New Report Demonstrates the Economic Value of Italy's Culture

| Fri, 08/17/2012 - 01:36

At a time when cultural institutions are resorting to sensational protests to maintain government funding and asking private corporations to underwrite structural renovations, the Symbola and Unicamera Foundations have released the first-ever study quantifying the impact of Italian culture on the national economy.

Presented at the 9th Symbola Summer Seminar in Montepulciano, "Italy to Come" revealed that the Italian cultural sector accounts for 15 per cent of the national economy and provides jobs for 4.5 million people.

Industries traditionally grouped into the cultural sector—publishing, performing arts, and visual arts—directly yield 5.4 per cent of the wealth produced in Italy and employ 1.4 million people.
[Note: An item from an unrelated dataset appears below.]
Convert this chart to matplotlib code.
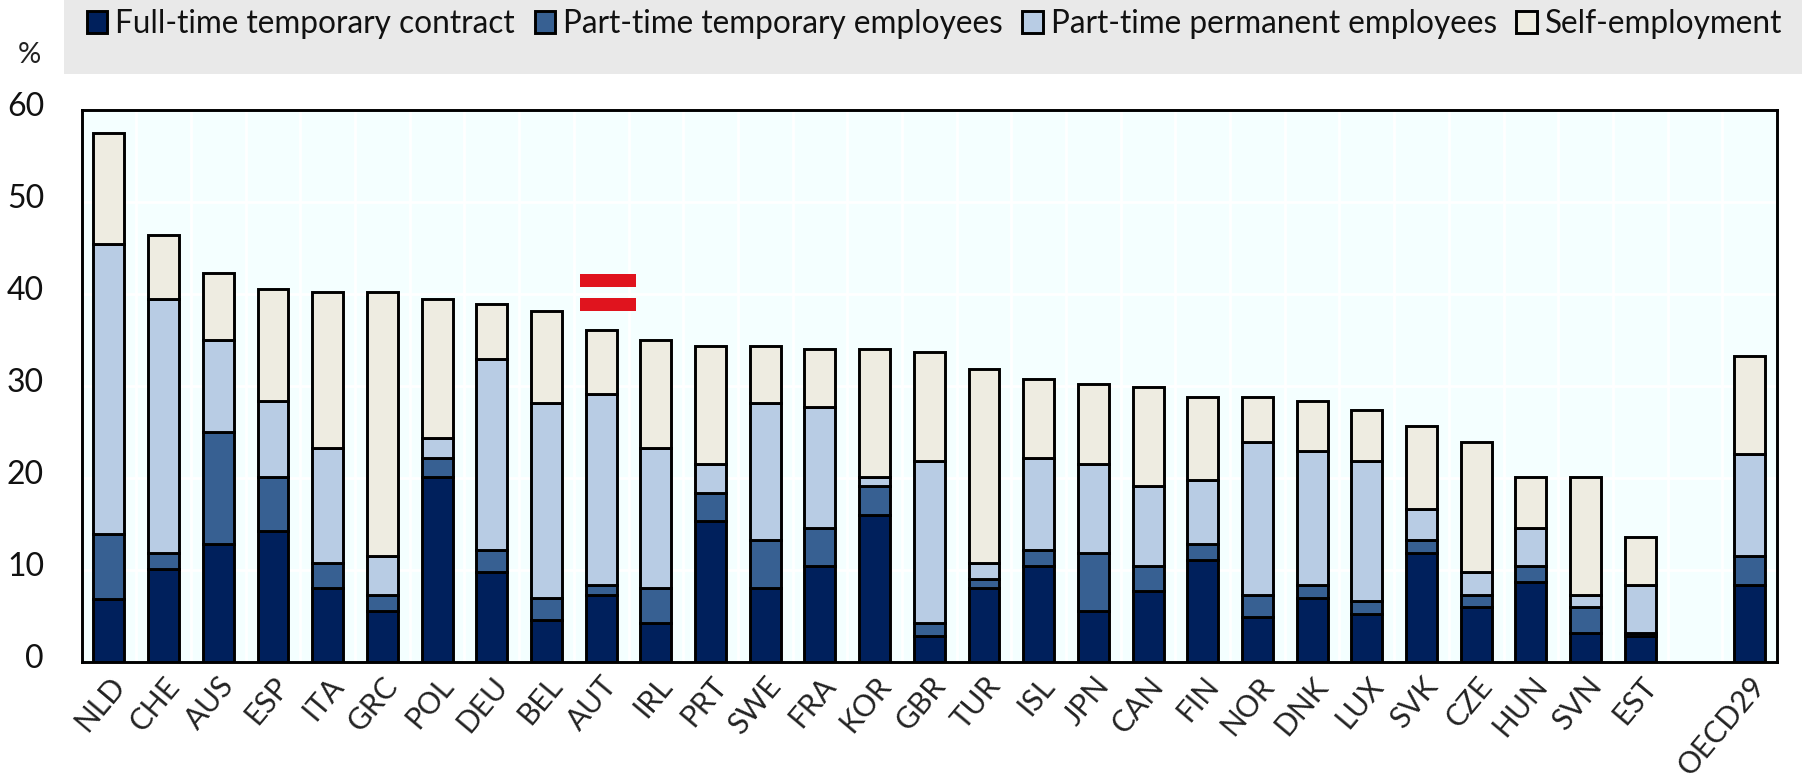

But when the lens is widened to include creative industries, cultural heritage, historical sites, and the architectural industry, the sector accounts for 18.1 per cent of total employment in Italy.

More than 20 experts, under the direction of Pierluigi Sacco, professor of cultural economics at the Universities of IULM and Lugano, examined emerging trends in the industry and outlined the cultural sector's potential to fuel the recovery of the Italian economy.

Throughout the global recession, the cultural sector has remained one of the few areas of the economy in which job creation numbers have grown instead of declined and, over the last five years, the nominal value added to the Italian economy by the cultural sector experienced growth at a rate more than twice that of the economy as a whole.